Green cities and smart cities are not necessarily one and the same, because it is possible for a city to be green and yet not smart and vice versa, it is possible for a city to be smart and yet not green. Rather than chose one over the other, I would rather have intelligent settlements that are both green and smart, and they need be cities actually, because they could just be small villages everywhere, even in the remote islands and the isolated mountains. The common denominator between green and smart is sustainability and affordability. These two should actually work together, because nothing could be sustainable if it is not affordable.
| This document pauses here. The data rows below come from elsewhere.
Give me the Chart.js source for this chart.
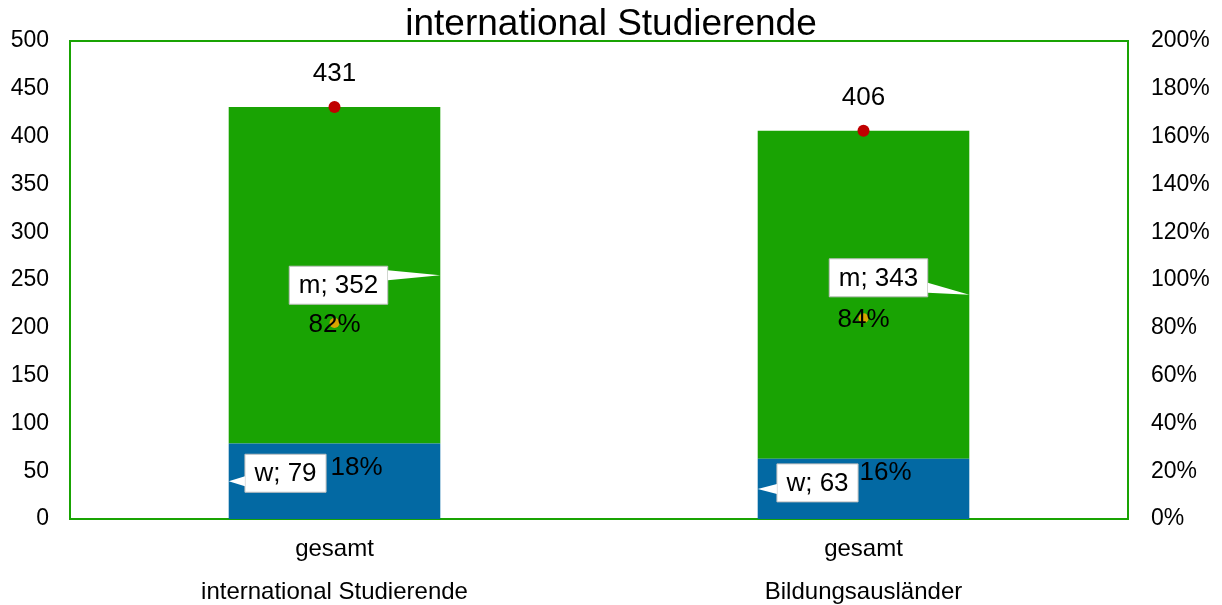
<!DOCTYPE html>
<html lang="de">
<head>
    <meta charset="UTF-8">
    <title>international Studierende</title>
    <script src="https://cdn.jsdelivr.net/npm/chart.js"></script>
    <style>
        body { margin: 0; background: #ffffff; }
        .wrap { width: 1222px; height: 605px; position: relative; }
    </style>
</head>
<body>
    <div class="wrap"><canvas id="chart"></canvas></div>

    <script>
        // data
        const categories = [['gesamt', 'international Studierende'], ['gesamt', 'Bildungsausländer']];
        const women = [79, 63];
        const men = [352, 343];
        const totals = [431, 406];
        const menShare = [82, 84];
        const womenShare = [18, 16];
        const leftMax = 500;
        const rightMax = 200;

        const GREEN = '#19a303';
        const BLUE = '#0369a3';
        const FONT = '"Liberation Sans", Arial, sans-serif';

        // callout box offsets relative to bar centre / segment middle (style only)
        const calloutStyle = {
            0: { dx: [-49, -46], dy: [-8, -6], side: 'left' },
            1: { dx: [4, 15], dy: [10, -17], side: 'right' }
        };

        const frame = {
            id: 'frame',
            beforeDraw(chart) {
                const { ctx, chartArea: a } = chart;
                ctx.save();
                ctx.strokeStyle = GREEN;
                ctx.lineWidth = 2;
                ctx.strokeRect(a.left, a.top, a.right - a.left, a.bottom - a.top);
                ctx.restore();
            },
            afterDraw(chart) {
                const { ctx } = chart;
                ctx.save();
                ctx.fillStyle = '#000';
                ctx.textAlign = 'center';
                ctx.textBaseline = 'middle';
                ctx.font = '37px ' + FONT;
                ctx.fillText('international Studierende', 611, 25);
                ctx.restore();
            }
        };

        const labels = {
            id: 'labels',
            afterDatasetsDraw(chart) {
                const { ctx } = chart;
                ctx.save();
                ctx.font = '26px ' + FONT;
                ctx.textBaseline = 'middle';

                // callouts for w / m
                [0, 1].forEach(di => {
                    const meta = chart.getDatasetMeta(di);
                    const name = di === 0 ? 'w' : 'm';
                    const vals = di === 0 ? women : men;
                    meta.data.forEach((bar, j) => {
                        const st = calloutStyle[di];
                        const mid = (bar.y + bar.base) / 2;
                        const txt = name + '; ' + vals[j];
                        const tw = ctx.measureText(txt).width;
                        const bw = tw + 19, bh = 38;
                        const cx = bar.x + st.dx[j], cy = mid + st.dy[j];
                        const x0 = cx - bw / 2, y0 = cy - bh / 2;
                        const tipX = st.side === 'right' ? bar.x + bar.width / 2 : bar.x - bar.width / 2;
                        const edge = st.side === 'right' ? x0 + bw : x0;
                        const ny = Math.max(y0 + 4, Math.min(y0 + bh - 14, mid - 5));
                        ctx.fillStyle = '#fff';
                        ctx.strokeStyle = '#bfbfbf';
                        ctx.lineWidth = 1;
                        ctx.beginPath();
                        ctx.rect(x0, y0, bw, bh);
                        ctx.fill();
                        ctx.stroke();
                        ctx.beginPath();
                        ctx.moveTo(edge, ny);
                        ctx.lineTo(tipX, mid);
                        ctx.lineTo(edge, ny + 10);
                        ctx.closePath();
                        ctx.fill();
                        ctx.fillStyle = '#000';
                        ctx.textAlign = 'center';
                        ctx.fillText(txt, cx, cy + 1);
                    });
                });

                ctx.textAlign = 'center';
                ctx.fillStyle = '#000';
                // totals
                chart.getDatasetMeta(2).data.forEach((p, j) => {
                    ctx.fillText(String(totals[j]), p.x, p.y - 33);
                });
                // shares
                chart.getDatasetMeta(3).data.forEach((p, j) => {
                    ctx.fillText(menShare[j] + '%', p.x, p.y + 2);
                });
                chart.getDatasetMeta(4).data.forEach((p, j) => {
                    ctx.fillText(womenShare[j] + '%', p.x + 22, p.y - 8);
                });
                ctx.restore();
            }
        };

        new Chart(document.getElementById('chart'), {
            data: {
                labels: categories,
                datasets: [
                    { type: 'bar', label: 'w', data: women, backgroundColor: BLUE, stack: 's', yAxisID: 'y', order: 2 },
                    { type: 'bar', label: 'm', data: men, backgroundColor: GREEN, stack: 's', yAxisID: 'y', order: 2 },
                    { type: 'line', label: 'gesamt', data: totals, showLine: false, pointRadius: 6, pointBackgroundColor: '#c00000', pointBorderWidth: 0, yAxisID: 'y', order: 1 },
                    { type: 'line', label: 'Anteil m', data: menShare, showLine: false, pointRadius: 5, pointBackgroundColor: '#d9a400', pointBorderWidth: 0, yAxisID: 'y2', order: 1 },
                    { type: 'line', label: 'Anteil w', data: womenShare, showLine: false, pointRadius: 0, yAxisID: 'y2', order: 1 }
                ]
            },
            options: {
                responsive: true,
                maintainAspectRatio: false,
                animation: false,
                layout: { padding: { top: 41 } },
                datasets: { bar: { categoryPercentage: 1, barPercentage: 0.4 } },
                plugins: { legend: { display: false }, tooltip: { enabled: false }, title: { display: false } },
                scales: {
                    x: {
                        stacked: true,
                        grid: { display: false, drawTicks: false },
                        border: { display: false },
                        ticks: { color: '#000', font: { family: FONT, size: 24, lineHeight: 1.8 }, padding: 9, maxRotation: 0 },
                        afterFit(s) { s.height = 86; }
                    },
                    y: {
                        stacked: true,
                        position: 'left',
                        min: 0, max: leftMax,
                        grid: { display: false, drawTicks: false },
                        border: { display: false },
                        ticks: { stepSize: 50, color: '#000', font: { family: FONT, size: 23 }, padding: 21 },
                        afterFit(s) { s.width = 70; }
                    },
                    y2: {
                        position: 'right',
                        min: 0, max: rightMax,
                        grid: { display: false, drawTicks: false },
                        border: { display: false },
                        ticks: { stepSize: 20, color: '#000', font: { family: FONT, size: 23 }, padding: 23, callback: v => v + '%' },
                        afterFit(s) { s.width = 94; }
                    }
                }
            },
            plugins: [frame, labels]
        });
    </script>
</body>
</html>
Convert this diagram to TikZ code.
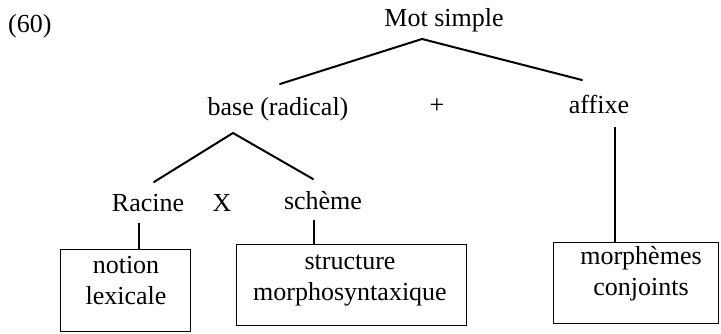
\documentclass[tikz,border=0pt]{standalone}
\usepackage{fontspec}
\setmainfont{Liberation Serif}
\begin{document}
\begin{tikzpicture}[x=1pt,y=-1pt,
  lbl/.style={anchor=base,inner sep=0pt,font=\fontsize{26}{30.5}\selectfont},
  txt/.style={anchor=base,inner sep=0pt,align=center,font=\fontsize{26}{30.5}\selectfont},
  branch/.style={line width=2pt,line cap=round,line join=miter},
  stem/.style={line width=1.6pt},
  boxstyle/.style={draw,line width=1.4pt,inner sep=0pt,anchor=north west}]
\useasboundingbox (0,0) rectangle (721,334);
% labels
\node[lbl,anchor=base west] (num) at (8,33) {(60)};
\node[lbl] (ms) at (444,27) {Mot simple};
\node[lbl] (base) at (278,116) {base (radical)};
\node[lbl] (plus) at (437,114) {+};
\node[lbl] (aff) at (599,114) {affixe};
\node[lbl] (rac) at (148,212) {Racine};
\node[lbl] (x) at (222,212) {X};
\node[lbl] (sch) at (323,210) {schème};
% boxes
\node[boxstyle,minimum width=130pt,minimum height=82pt] (b1) at (60,249) {};
\node[boxstyle,minimum width=230pt,minimum height=81pt] (b2) at (236,244) {};
\node[boxstyle,minimum width=165pt,minimum height=81pt] (b3) at (553,242) {};
\node[txt] (t1) at (126,304) {notion\\lexicale};
\node[txt] (t2) at (350,300) {structure\\morphosyntaxique};
\node[txt] (t3) at (641,295) {morphèmes\\conjoints};
% branch points
\coordinate (msj) at (422,39);
\coordinate (bL) at (280,84);
\coordinate (aR) at (582,80);
\coordinate (bj) at (233,133);
\coordinate (rL) at (154,182);
\coordinate (sR) at (313,179);
\coordinate (racS) at (139,223);
\coordinate (schS) at (314,220);
\coordinate (affS) at (615,127);
% connectors
\draw[branch] (bL) -- (msj) -- (aR);
\draw[branch] (rL) -- (bj) -- (sR);
\draw[stem] (racS) -- (racS |- b1.north);
\draw[stem] (schS) -- (schS |- b2.north);
\draw[stem] (affS) -- (affS |- b3.north);
\end{tikzpicture}
\end{document}
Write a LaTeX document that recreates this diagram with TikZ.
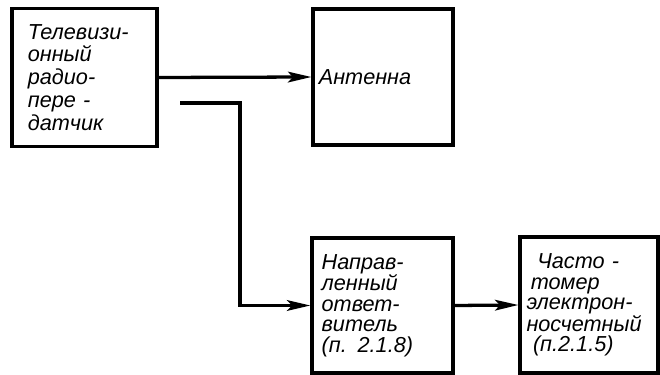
\documentclass[tikz,border=0pt]{standalone}
\usepackage{fontspec}
\setmainfont{Liberation Sans}
\usetikzlibrary{arrows.meta}
\begin{document}
\begin{tikzpicture}[x=0.03cm, y=-0.03cm,
  font=\fontsize{18.5}{17.5}\selectfont\itshape,
  unit/.style={draw, line width=2.8pt, inner sep=0pt, align=left,
    minimum width=4.2cm, minimum height=4.08cm},
  feed/.style={line width=2.8pt, -{Stealth[length=7mm, width=3.2mm, inset=1.5mm]}}]
  \useasboundingbox (0,0) rectangle (660,375);
  % Transmitter and antenna
  \node[unit, minimum width=4.35cm, minimum height=4.14cm, text width=3.4cm,
    font=\fontsize{18.5}{19.5}\selectfont\itshape]
    (tx) at (84.5,77.5) {Телевизи-\\онный\\радио-\\пере -\\датчик};
  \node[unit, text width=3.85cm] (ant) at (383,77) {Антенна};
  % Coupler and frequency meter
  \node[unit, minimum width=4.23cm, minimum height=4.05cm, text width=3.65cm]
    (dc) at (382.5,305.5) {Направ-\\ленный\\ответ-\\витель\\(п. 2.1.8)};
  \node[unit, minimum width=4.14cm, text width=3.75cm]
    (fm) at (589,305) {\hspace*{0.5em}Часто -\\\hspace*{0.2em}томер\\электрон-\\носчетный\\\hspace*{0.3em}(п.2.1.5)};
  % Connections
  \coordinate (br) at (180,103);
  \draw[feed] (tx.east) -- (ant.west);
  \draw[feed] (br) -- ++(60,0) |- (dc.west);
  \draw[feed] (dc.east) -- (fm.west);
\end{tikzpicture}
\end{document}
Needless to say, it is energy that is at the core of everything that is green and smart. For one, energy can produce clean water that in turn could be used to produce food. As energy becomes cheaper, everything that depends on it would also become cheaper, such as water and food. Producing biogas however is just one way to produce and save energy. Other than the obvious renewable sources such as wind and solar, there are many other sources that are waiting to be tapped, such as river flows, waterfalls, ocean waves, gasifier and even solid wastes. Gasifier technology is also known as dendro thermal technology, meaning the use of commercially grown wood species to produce the feedstock.
 Although I am open to the idea of burning solid wastes to produce electricity, I think that it would be such as waste (pun intended) to just burn any material that could be recycled. In theory, recyclables are not garbage because of their commercial value. That is the reason why I say that any village or city that does not have a materials recovery facility (MRF) could not claim to be green. More so they could not be considered smart, if they are too dumb enough to just dump recyclables into a dumpsite or bury them in a landfill. On top of that, they also could not be considered smart if they do not collect rainwater or recycle used water.